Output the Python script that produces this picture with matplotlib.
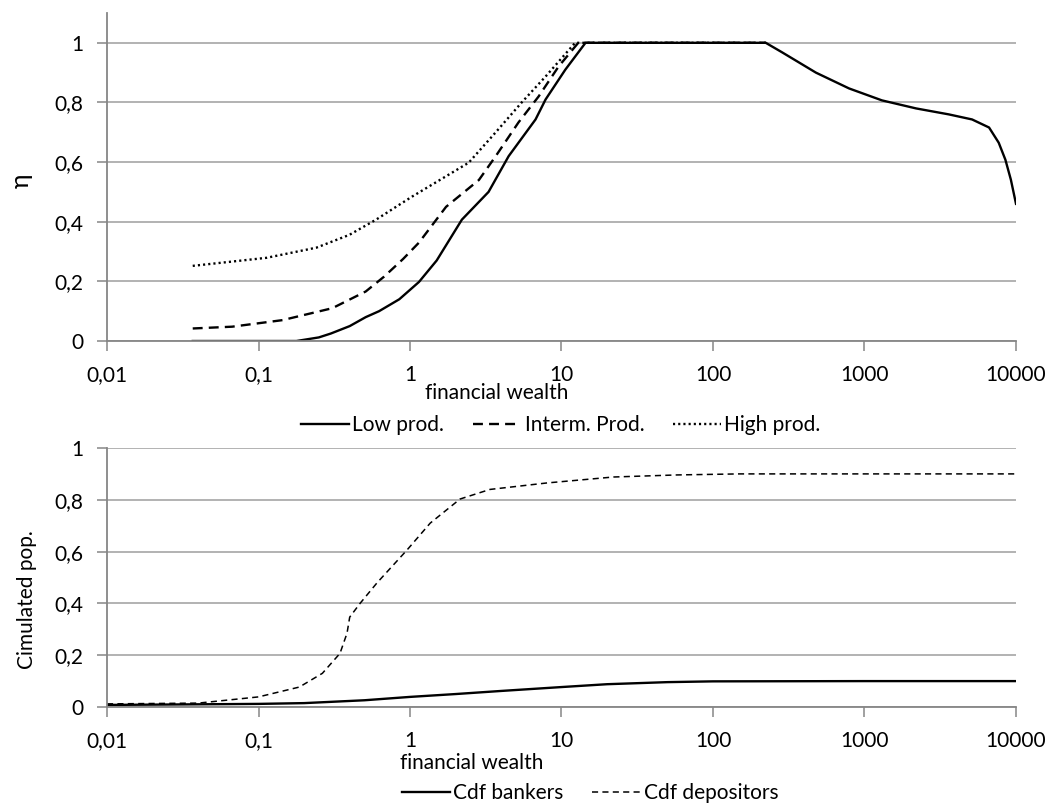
import matplotlib.pyplot as plt
from matplotlib.ticker import FixedLocator, FuncFormatter

# --- Dades panell superior (eta vs riquesa financera) ---
low_x = [0.0368, 0.1, 0.178, 0.25, 0.3, 0.4, 0.51, 0.625, 0.85, 1.146, 1.5, 2.2, 3.3, 4.48,
         6.74, 7.85, 10.6, 14.4, 100, 223, 286, 478, 791, 1303, 2190, 3600, 5130, 6640,
         7690, 8510, 9250, 10000]
low_y = [0.0, 0.0, 0.0, 0.012, 0.025, 0.05, 0.08, 0.10, 0.14, 0.198, 0.27, 0.407, 0.50, 0.62,
         0.743, 0.81, 0.91, 1.0, 1.0, 1.0, 0.968, 0.90, 0.847, 0.807, 0.78, 0.76, 0.743, 0.716,
         0.665, 0.608, 0.541, 0.46]

int_x = [0.0368, 0.067, 0.144, 0.307, 0.51, 0.675, 0.9, 1.146, 1.73, 2.85, 3.68, 5.2, 7.06,
         9.55, 12.9, 100, 223]
int_y = [0.042, 0.048, 0.07, 0.11, 0.166, 0.216, 0.275, 0.33, 0.45, 0.54, 0.62, 0.733, 0.82,
         0.92, 1.0, 1.0, 1.0]

high_x = [0.0368, 0.113, 0.241, 0.398, 0.597, 0.85, 1.03, 2.44, 3.68, 5.46, 7.85, 12.3, 100, 223]
high_y = [0.252, 0.279, 0.313, 0.356, 0.407, 0.457, 0.484, 0.598, 0.70, 0.80, 0.887, 1.0, 1.0, 1.0]

# --- Dades panell inferior (cdf) ---
bank_x = [0.01, 0.1, 0.2, 0.5, 1, 2, 4, 10, 20, 50, 100, 1000, 10000]
bank_y = [0.008, 0.012, 0.015, 0.026, 0.039, 0.05, 0.062, 0.077, 0.088, 0.096, 0.099, 0.1, 0.1]

dep_x = [0.01, 0.04, 0.1, 0.186, 0.264, 0.345, 0.384, 0.40, 0.468, 0.605, 0.955, 1.36, 2.14,
         3.37, 8, 22, 58, 150, 1000, 10000]
dep_y = [0.012, 0.015, 0.039, 0.077, 0.13, 0.207, 0.285, 0.347, 0.40, 0.479, 0.606, 0.71, 0.803,
         0.84, 0.865, 0.888, 0.896, 0.9, 0.9, 0.9]

x_ticks = [0.01, 0.1, 1, 10, 100, 1000, 10000]
x_labels = ['0,01', '0,1', '1', '10', '100', '1000', '10000']
y_ticks = [0, 0.2, 0.4, 0.6, 0.8, 1]

plt.rcParams['font.family'] = ['Lato', 'DejaVu Sans']
FS = 15
GRID = '#a6a6a6'
SPINE = '#868686'

fig = plt.figure(figsize=(10.52, 8.06), dpi=100)
W, H = 1052, 806
ax1 = fig.add_axes([107 / W, 1 - 341 / H, (1016 - 107) / W, (341 - 13) / H])
ax2 = fig.add_axes([107 / W, 1 - 707 / H, (1016 - 107) / W, (707 - 448) / H])


def yfmt(v, pos):
    s = f'{v:.1f}'.rstrip('0').rstrip('.')
    return s.replace('.', ',')


for ax in (ax1, ax2):
    ax.set_xscale('log')
    ax.set_xlim(0.01, 10000)
    ax.xaxis.set_major_locator(FixedLocator(x_ticks))
    ax.xaxis.set_minor_locator(FixedLocator([]))
    ax.set_xticklabels(x_labels)
    ax.set_yticks(y_ticks)
    ax.yaxis.set_major_formatter(FuncFormatter(yfmt))
    ax.grid(True, axis='y', color=GRID, linewidth=1.2)
    ax.set_axisbelow(True)
    for s in ('top', 'right'):
        ax.spines[s].set_visible(False)
    for s in ('left', 'bottom'):
        ax.spines[s].set_color(SPINE)
        ax.spines[s].set_linewidth(1.3)
    ax.tick_params(axis='both', which='major', direction='out', length=7, width=1.1,
                   color=SPINE, labelsize=FS, labelcolor='black')
    ax.tick_params(axis='x', pad=10)
    ax.tick_params(axis='y', pad=10)

ax1.set_ylim(0, 1.1)
ax2.set_ylim(0, 1)

lw = 1.7
ax1.plot(low_x, low_y, color='black', lw=lw, label='Low prod.')
ax1.plot(int_x, int_y, color='black', lw=lw, dashes=(4.2, 2.6), label='Interm. Prod.')
ax1.plot(high_x, high_y, color='black', lw=lw, dashes=(0.9, 1.3), label='High prod.')

ax2.plot(bank_x, bank_y, color='black', lw=lw, label='Cdf bankers')
ax2.plot(dep_x, dep_y, color='black', lw=1.1, dashes=(4, 2.8), label='Cdf depositors')

# Etiquetes d'eixos
fig.text(497 / W, 1 - 393 / H, 'financial wealth', ha='center', va='center', fontsize=FS)
fig.text(472 / W, 1 - 763 / H, 'financial wealth', ha='center', va='center', fontsize=FS)
fig.text(21 / W, 1 - 181 / H, 'η', ha='center', va='center', rotation=90, fontsize=18)
fig.text(27 / W, 1 - 600 / H, 'Cimulated pop.', ha='center', va='center', rotation=90, fontsize=FS)

# Llegendes
leg_kw = dict(loc='center', ncol=3, frameon=False, fontsize=FS, handlelength=2.3,
              handletextpad=0.15, columnspacing=1.4, borderaxespad=0)
fig.legend(*ax1.get_legend_handles_labels(), bbox_to_anchor=(561 / W, 1 - 425 / H), **leg_kw)
fig.legend(*ax2.get_legend_handles_labels(), bbox_to_anchor=(590 / W, 1 - 793 / H), **leg_kw)

fig.savefig('out.png', dpi=100)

== == ==

Your objective: Could the lines from the top of the material through the line with "from matplotlib.ticker import" be repeated exactly, pictures left out?

Solution below:
Output the Python script that produces this picture with matplotlib.
import matplotlib.pyplot as plt
from matplotlib.ticker import FixedLocator, FuncFormatter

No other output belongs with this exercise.